What is your favorite statistical test?
Item response theory related models, since these models were the first to get me really excited about statistics.
What is your relation to JASP?
In September last year (2016), I started out as a new R programmer. I maintain the reliability analysis, worked a bit on the machine learning module and am now working on a JASP module for network analyses. A sneak peek at the functionality of this module is provided in the figure below.
Figure 1. A sneak-peek of the JASP network module (developers’ version). Output shows networks of the big five inventory, separately for men and women. The color red represent agreeableness, green extraversion, blue neuroticism, yellow conscientiousness, and purple openness.
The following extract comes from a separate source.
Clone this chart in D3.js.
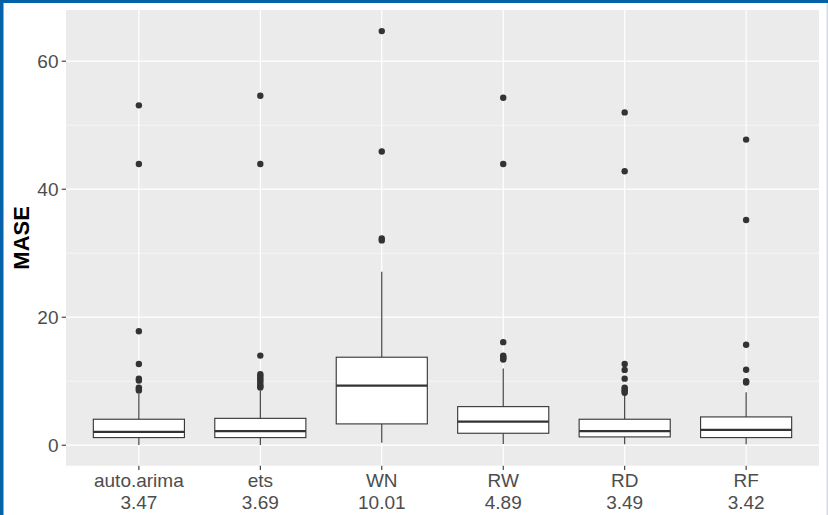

Data are from the R package ‘psych’.
What feature of JASP do you like best?
I like that JASP automatically makes clean tables.
What aspect of JASP would you like to see improved in a future version?
I’d like to see (and perhaps create) more options for modifying graphs.
Are you a Bayesian, a frequentist, an agnostic, a pragmatist, or perhaps something else?
A pragmatist. If given a choice, I’d try to do something in a Bayesian way. But there are some (rare) situations where I wouldn’t hesitate to use frequentist statistics.
What question would you like to answer?
What would be your wish-module?
What would be your wish-module?
Little known fact is that the JASP output window is actually a web browser! So perhaps in the (far) future it could also be used to display JASP tutorials or download papers that are referred to in the help files!